WHAT IS ASKED:
Find each line holding the word "that" and give the total alone.

MATERIALS PROVIDED:
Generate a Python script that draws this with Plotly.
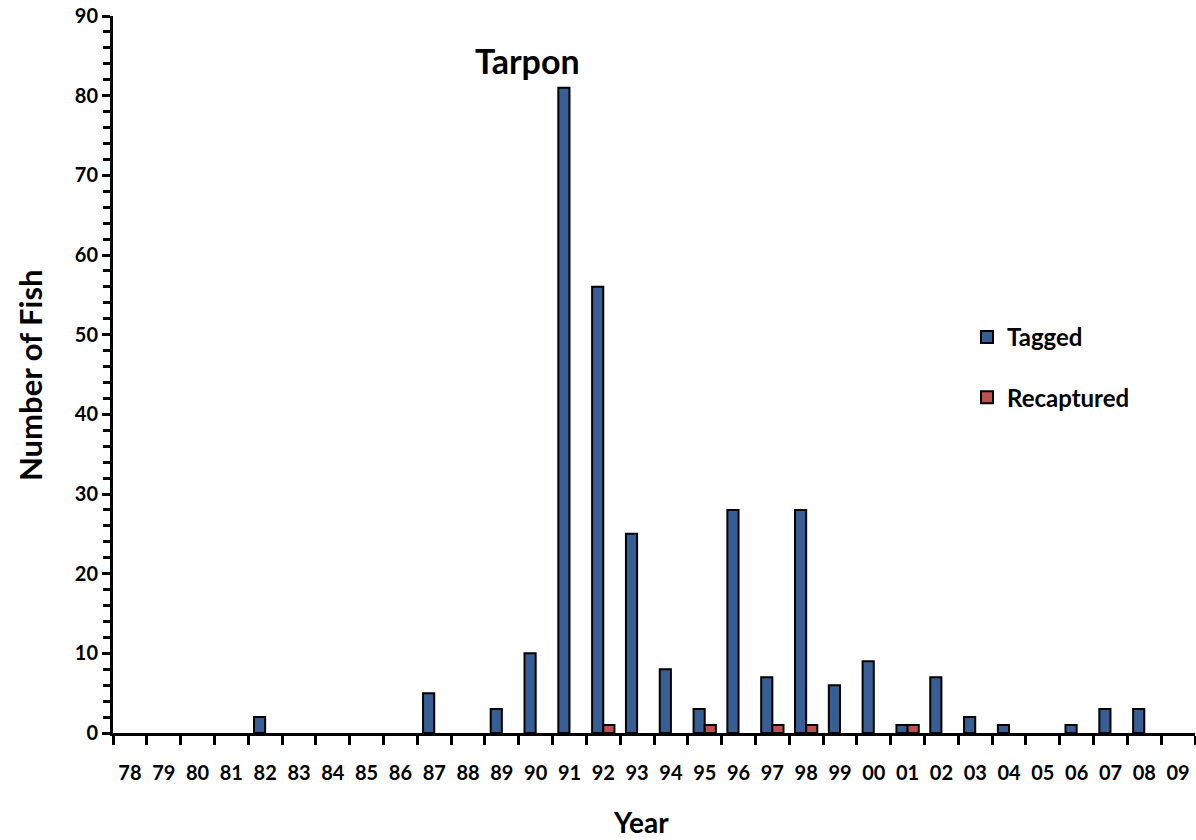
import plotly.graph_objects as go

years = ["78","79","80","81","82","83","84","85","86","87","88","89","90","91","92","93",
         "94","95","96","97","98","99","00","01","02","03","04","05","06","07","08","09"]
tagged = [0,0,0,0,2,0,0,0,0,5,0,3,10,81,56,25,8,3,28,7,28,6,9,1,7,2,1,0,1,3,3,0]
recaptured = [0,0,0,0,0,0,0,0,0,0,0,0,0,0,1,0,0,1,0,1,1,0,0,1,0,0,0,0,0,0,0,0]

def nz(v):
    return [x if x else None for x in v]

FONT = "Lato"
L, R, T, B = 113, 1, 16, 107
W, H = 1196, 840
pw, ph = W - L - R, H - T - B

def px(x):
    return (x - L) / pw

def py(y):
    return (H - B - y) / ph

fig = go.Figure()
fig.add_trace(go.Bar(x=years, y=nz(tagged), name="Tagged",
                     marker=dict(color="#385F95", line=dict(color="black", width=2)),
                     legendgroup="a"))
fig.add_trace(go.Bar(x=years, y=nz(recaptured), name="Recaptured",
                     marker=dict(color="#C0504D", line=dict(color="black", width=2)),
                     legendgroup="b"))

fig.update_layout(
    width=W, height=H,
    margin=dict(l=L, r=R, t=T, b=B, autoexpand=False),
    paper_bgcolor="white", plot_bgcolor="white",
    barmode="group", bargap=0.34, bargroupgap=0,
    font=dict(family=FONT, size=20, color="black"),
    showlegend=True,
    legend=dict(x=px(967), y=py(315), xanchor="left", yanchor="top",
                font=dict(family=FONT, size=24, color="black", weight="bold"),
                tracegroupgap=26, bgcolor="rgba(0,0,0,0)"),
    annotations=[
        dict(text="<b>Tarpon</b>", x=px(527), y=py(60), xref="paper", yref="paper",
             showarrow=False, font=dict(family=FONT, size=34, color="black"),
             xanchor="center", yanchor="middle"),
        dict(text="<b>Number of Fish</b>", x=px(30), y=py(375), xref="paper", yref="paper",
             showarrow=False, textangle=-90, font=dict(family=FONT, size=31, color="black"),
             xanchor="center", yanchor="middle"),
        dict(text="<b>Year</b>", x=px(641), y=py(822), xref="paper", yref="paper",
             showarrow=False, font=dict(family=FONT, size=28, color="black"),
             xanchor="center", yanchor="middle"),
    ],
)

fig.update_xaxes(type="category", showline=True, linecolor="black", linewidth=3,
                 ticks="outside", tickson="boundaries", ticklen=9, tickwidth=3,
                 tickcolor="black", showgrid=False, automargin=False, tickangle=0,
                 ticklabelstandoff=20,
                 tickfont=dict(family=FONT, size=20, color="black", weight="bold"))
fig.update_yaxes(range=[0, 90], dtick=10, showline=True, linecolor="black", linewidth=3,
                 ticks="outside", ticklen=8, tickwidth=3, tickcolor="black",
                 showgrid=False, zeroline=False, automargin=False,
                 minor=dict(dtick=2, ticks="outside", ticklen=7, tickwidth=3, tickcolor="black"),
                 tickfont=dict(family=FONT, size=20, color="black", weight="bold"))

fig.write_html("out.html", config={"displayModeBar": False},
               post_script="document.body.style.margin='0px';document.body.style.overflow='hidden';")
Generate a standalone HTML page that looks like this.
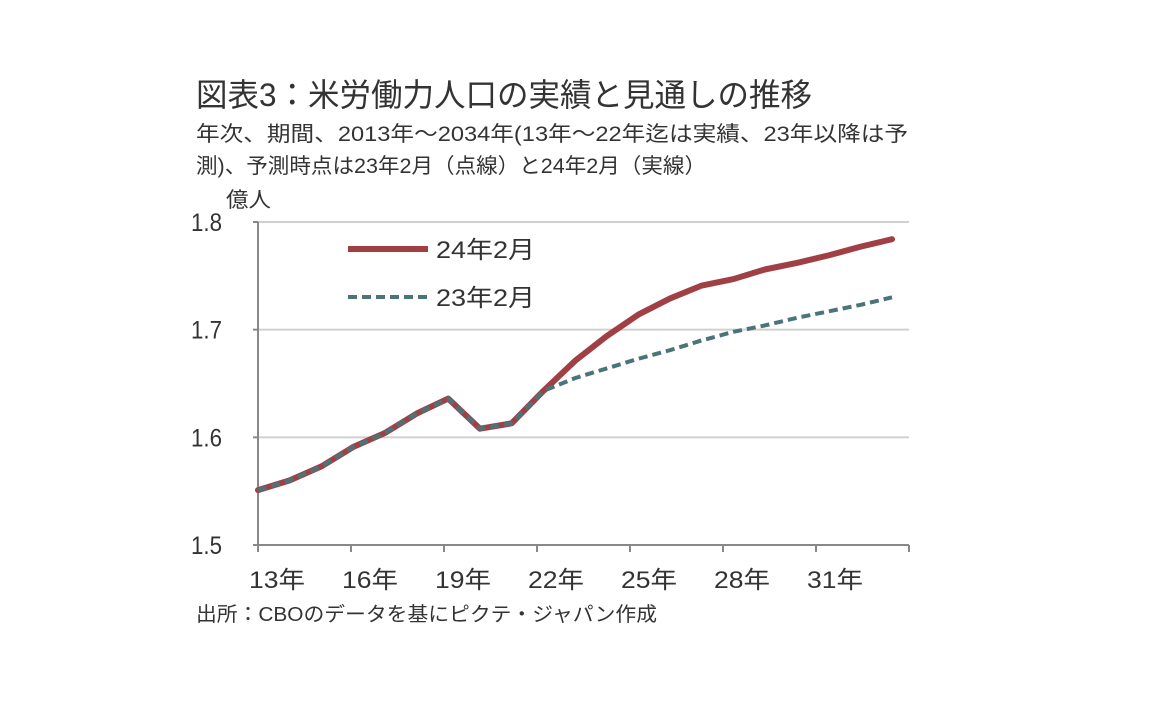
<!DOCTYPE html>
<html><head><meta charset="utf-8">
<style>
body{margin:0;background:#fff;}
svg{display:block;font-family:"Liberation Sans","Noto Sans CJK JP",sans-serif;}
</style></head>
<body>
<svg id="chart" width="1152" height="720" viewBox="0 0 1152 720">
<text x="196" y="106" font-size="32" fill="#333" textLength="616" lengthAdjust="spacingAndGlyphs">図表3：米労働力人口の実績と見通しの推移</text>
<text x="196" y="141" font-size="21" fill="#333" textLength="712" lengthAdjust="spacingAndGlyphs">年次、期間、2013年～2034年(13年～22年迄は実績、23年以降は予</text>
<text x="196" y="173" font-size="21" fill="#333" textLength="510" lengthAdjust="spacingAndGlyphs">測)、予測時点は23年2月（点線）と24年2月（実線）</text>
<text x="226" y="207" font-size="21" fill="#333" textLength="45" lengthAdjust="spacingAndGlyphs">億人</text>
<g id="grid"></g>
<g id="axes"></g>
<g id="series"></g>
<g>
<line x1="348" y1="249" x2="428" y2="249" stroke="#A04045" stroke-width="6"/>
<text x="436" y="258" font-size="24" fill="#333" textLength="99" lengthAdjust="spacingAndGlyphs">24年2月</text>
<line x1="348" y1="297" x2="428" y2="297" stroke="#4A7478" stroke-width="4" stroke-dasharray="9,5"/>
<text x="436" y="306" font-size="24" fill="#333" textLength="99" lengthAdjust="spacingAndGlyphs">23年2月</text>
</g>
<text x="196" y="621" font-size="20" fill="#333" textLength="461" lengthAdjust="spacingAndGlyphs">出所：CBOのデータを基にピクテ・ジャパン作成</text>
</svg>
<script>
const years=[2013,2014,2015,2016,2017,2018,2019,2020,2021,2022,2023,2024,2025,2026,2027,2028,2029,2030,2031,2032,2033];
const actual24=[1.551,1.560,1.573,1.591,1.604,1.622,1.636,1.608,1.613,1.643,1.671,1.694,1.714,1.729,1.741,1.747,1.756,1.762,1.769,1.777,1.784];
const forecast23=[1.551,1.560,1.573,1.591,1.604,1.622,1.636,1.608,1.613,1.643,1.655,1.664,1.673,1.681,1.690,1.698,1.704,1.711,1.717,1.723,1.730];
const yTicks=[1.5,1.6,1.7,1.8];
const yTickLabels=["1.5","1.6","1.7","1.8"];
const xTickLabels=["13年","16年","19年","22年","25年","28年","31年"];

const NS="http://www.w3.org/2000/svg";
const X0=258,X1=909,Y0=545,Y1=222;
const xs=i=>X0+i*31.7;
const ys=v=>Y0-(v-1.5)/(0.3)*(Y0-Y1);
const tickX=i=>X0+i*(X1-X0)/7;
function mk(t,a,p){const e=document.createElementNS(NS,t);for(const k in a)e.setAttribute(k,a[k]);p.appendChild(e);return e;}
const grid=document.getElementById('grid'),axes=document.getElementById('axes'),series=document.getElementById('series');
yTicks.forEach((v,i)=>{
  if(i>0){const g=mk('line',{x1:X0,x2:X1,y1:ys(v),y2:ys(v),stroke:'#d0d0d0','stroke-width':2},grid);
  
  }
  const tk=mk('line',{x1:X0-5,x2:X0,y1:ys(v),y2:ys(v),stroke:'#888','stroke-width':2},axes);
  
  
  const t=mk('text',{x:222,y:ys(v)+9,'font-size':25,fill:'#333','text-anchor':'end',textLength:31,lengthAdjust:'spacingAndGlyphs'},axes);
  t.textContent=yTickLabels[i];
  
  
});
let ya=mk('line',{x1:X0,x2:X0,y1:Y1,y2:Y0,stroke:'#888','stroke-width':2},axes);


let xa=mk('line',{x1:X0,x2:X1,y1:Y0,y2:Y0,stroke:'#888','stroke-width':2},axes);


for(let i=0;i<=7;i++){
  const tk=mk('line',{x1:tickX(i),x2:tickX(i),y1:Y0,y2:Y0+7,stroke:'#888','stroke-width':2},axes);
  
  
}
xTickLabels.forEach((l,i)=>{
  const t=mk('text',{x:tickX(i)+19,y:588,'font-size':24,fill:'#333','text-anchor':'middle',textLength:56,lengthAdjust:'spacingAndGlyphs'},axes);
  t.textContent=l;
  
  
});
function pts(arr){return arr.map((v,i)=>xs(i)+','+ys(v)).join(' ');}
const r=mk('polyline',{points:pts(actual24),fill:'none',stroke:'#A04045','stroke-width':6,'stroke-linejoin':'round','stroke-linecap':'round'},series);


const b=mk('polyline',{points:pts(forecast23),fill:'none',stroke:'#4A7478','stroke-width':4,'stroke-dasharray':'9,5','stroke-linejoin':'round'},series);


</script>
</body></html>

---

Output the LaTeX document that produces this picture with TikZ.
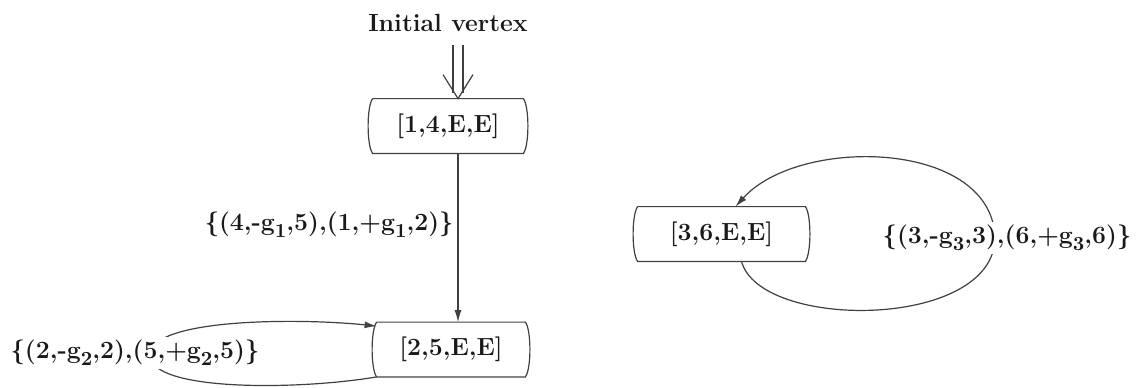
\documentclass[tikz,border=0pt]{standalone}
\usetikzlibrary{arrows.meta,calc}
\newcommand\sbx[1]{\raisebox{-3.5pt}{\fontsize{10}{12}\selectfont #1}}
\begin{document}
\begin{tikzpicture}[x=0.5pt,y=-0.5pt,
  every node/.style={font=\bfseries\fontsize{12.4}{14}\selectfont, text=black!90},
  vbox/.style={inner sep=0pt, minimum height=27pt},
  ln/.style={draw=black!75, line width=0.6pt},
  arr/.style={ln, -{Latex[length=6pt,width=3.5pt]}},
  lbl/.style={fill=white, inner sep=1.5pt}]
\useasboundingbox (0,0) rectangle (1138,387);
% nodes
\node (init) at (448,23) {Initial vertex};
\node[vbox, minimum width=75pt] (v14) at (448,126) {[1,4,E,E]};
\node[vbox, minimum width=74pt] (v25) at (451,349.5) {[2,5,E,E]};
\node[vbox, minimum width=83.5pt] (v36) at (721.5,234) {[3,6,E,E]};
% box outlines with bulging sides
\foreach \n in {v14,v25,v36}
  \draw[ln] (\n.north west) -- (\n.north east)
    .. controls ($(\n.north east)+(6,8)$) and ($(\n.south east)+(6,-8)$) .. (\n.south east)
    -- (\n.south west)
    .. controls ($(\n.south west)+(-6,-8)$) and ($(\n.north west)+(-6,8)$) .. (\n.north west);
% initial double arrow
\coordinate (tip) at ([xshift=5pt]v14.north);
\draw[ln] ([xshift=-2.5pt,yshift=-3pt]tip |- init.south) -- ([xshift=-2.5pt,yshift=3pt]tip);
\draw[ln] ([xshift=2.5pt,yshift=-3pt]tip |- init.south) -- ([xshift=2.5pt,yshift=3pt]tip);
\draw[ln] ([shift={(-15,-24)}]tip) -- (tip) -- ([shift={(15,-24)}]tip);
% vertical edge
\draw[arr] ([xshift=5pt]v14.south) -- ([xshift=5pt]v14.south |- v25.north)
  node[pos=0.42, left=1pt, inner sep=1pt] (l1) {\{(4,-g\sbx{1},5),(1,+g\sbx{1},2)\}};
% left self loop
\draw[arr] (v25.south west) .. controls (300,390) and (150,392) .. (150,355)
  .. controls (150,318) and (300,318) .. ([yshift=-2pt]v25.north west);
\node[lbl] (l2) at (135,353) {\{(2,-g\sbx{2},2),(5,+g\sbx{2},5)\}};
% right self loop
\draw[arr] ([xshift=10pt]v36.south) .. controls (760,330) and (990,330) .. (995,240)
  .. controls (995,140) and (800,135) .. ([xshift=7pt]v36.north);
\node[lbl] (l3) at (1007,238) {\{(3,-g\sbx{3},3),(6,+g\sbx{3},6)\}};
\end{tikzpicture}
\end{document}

...

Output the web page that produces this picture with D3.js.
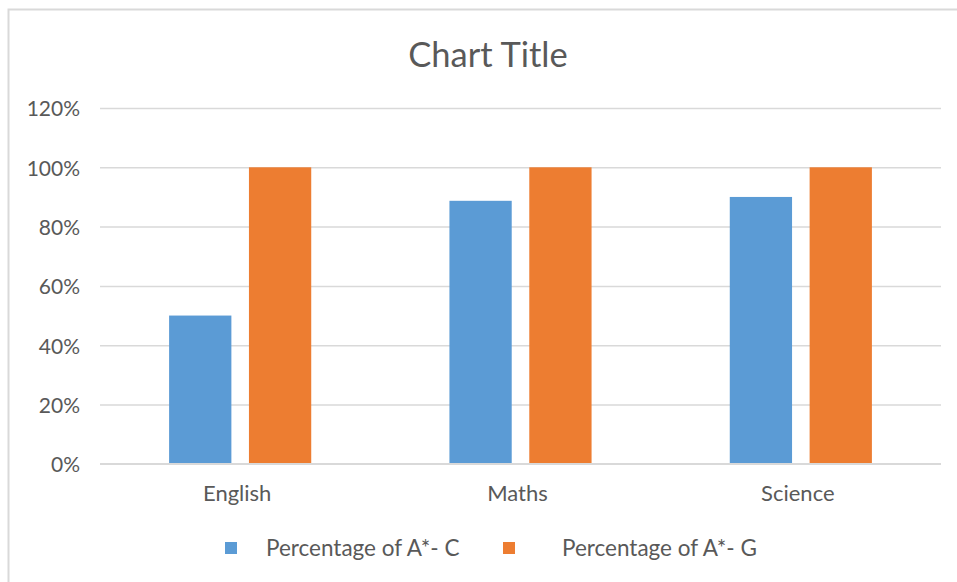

RIGHT ANSWER:
4